This is the conclusion of one Dean Baker writing in the house journal of government planners and regulators (The Guardian):
"...the downside of the sharing economy has gotten much less attention. Most cities and states both tax and regulate hotels, and the tourists who stay in hotels are usually an important source of tax revenue (since governments have long recognized that a modest hotel tax is not likely to discourage most visitors not provoke the ire of constituents). Bit many of Airbnb's customers are not paying the taxes required under the law."
See what this man is saying? The rents that local government is able to claim from having regulatory authority, rents that go to pay for well-paid officials and the funding of critical (i.e. re-election sensitive) projects, are undermined by the fact that people have found a way to stay in a private flat or use a private car rather than an expensive taxi.
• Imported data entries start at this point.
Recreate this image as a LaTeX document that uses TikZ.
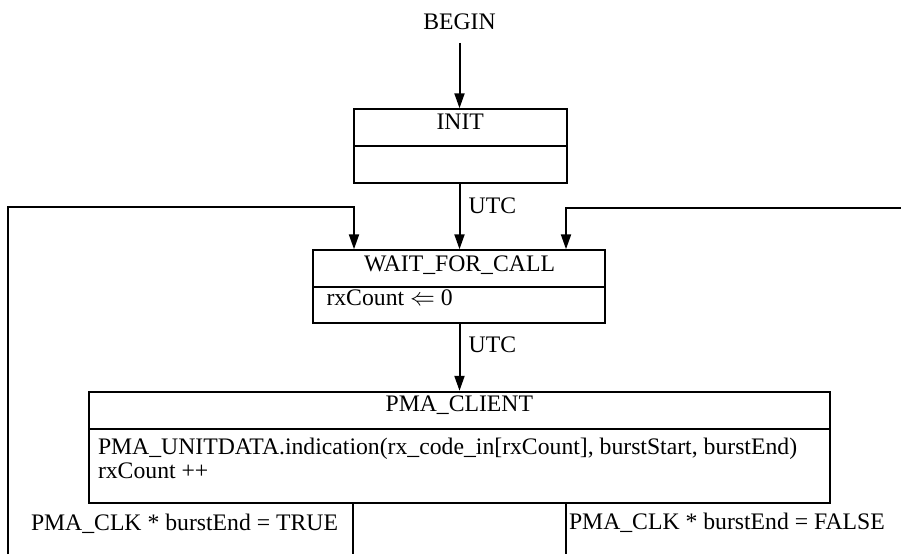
\documentclass[tikz,border=0pt]{standalone}
\usepackage{fontspec}
\setmainfont{Liberation Serif}
\usetikzlibrary{arrows.meta}
\begin{document}
\begin{tikzpicture}[x=1pt,y=-1pt,
  line width=2pt,
  every node/.style={font=\fontsize{23.7}{24}\selectfont, inner sep=0pt},
  part/.style={draw, rectangle, line width=2pt, inner sep=0pt, outer sep=0pt},
  txt/.style={anchor=base},
  ltxt/.style={anchor=base west},
  flow/.style={-{Triangle[length=15pt,width=10pt]}}
]
\useasboundingbox (0,0) rectangle (901,554);

% INIT state
\node[part, minimum width=213pt, minimum height=36.7pt] (ititle) at (460.2,127.65) {};
\node[part, minimum width=213pt, minimum height=37pt] (ibody) at (460.2,164.5) {};
\node[txt] (itext) at (460.2,129.3) {INIT};

% WAIT_FOR_CALL state
\node[part, minimum width=292.3pt, minimum height=36.7pt] (wtitle) at (459.2,268.65) {};
\node[part, minimum width=292.3pt, minimum height=36.3pt] (wbody) at (459.2,305.15) {};
\node[txt] (wtext) at (459.5,271.7) {WAIT\_FOR\_CALL};
\node[ltxt] (wact) at (325.5,305.5) {rxCount $\Leftarrow$ 0};

% PMA_CLIENT state
\node[part, minimum width=740.7pt, minimum height=36.9pt] (ptitle) at (459.7,410.25) {};
\node[part, minimum width=740.7pt, minimum height=74pt] (pbody) at (459.7,465.7) {};
\node[txt] (ptext) at (459.3,411) {PMA\_CLIENT};
\node[ltxt] (pact1) at (97,454.3) {PMA\_UNITDATA.indication(rx\_code\_in[rxCount], burstStart, burstEnd)};
\node[ltxt] (pact2) at (97,478.3) {rxCount ++};

% entry
\node[txt] (begin) at (459.5,29.3) {BEGIN};
\draw[flow] ([yshift=-12.4pt]begin.south) -- ([yshift=1pt]begin.south |- ititle.north);

% unconditional transitions
\draw[flow] (ibody.south -| begin) -- ([yshift=1pt]wtitle.north -| begin);
\node[ltxt] (utc1) at (467.7,213) {UTC};
\draw[flow] (wbody.south -| begin) -- ([yshift=1pt]ptitle.north -| begin);
\node[ltxt] (utc2) at (467.7,352.3) {UTC};

% loops back into WAIT_FOR_CALL
\coordinate (lfree) at (8.3,554);
\coordinate (lbend) at (8.3,206.7);
\coordinate (lin) at (354,206.7);
\draw[flow] (lfree) -- (lbend) -| ([yshift=1pt]wtitle.north -| lin);
\coordinate (rfree) at (901,208.3);
\coordinate (rin) at (566,208.3);
\draw[flow] (rfree) -| ([yshift=1pt]wtitle.north -| rin);

% exits from PMA_CLIENT
\coordinate (tfree) at (353.3,554);
\coordinate (ffree) at (566,554);
\draw (pbody.south -| tfree) -- (tfree);
\draw (pbody.south -| ffree) -- (ffree);
\node[ltxt] (tcond) at (30,530) {PMA\_CLK * burstEnd = TRUE};
\node[ltxt] (fcond) at (568,529.5) {PMA\_CLK * burstEnd = FALSE};
\end{tikzpicture}
\end{document}
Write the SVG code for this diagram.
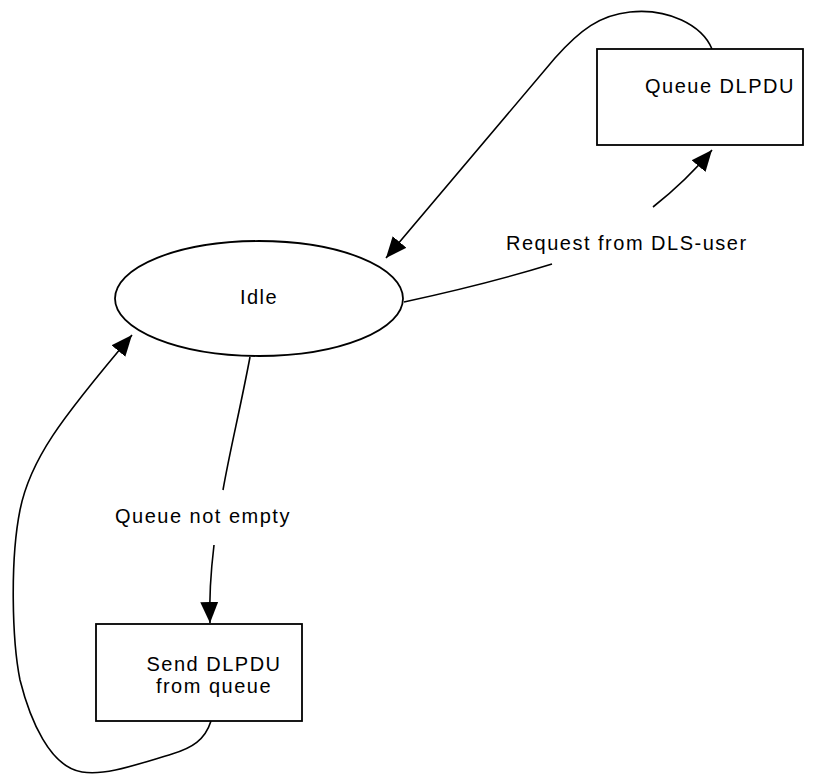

This 'sharing economy' isn't just disrupting the industries concerned - hotels and taxis - but threatens a crucial revenue for the city governments. You can understand how these interested parties might wish to regulate - so as to protect their shared interests. But it's a step further to suggest as Mr Baker does that such disruption is a bad thing (offers no 'net benefit' to the economy) simply because the new model falls outside existing regulatory regimes. And more to the point, that it is very difficult given the nature of mobile technology models, to find a way - should of an outright ban - to prevent this disruption.
Mr Baker is the director of a think tank - a "progressive" think tank no less. So I guess it's no surprise that the liberating application of technology - freeing us just a little from the rent-seeking of governments and their partner industries - is a problem to Mr Baker. After all his think tank depends on these city governments and their client big business to provide its very comfortable Washington DC living. It is a case of the rent seeker protecting the rent seeker!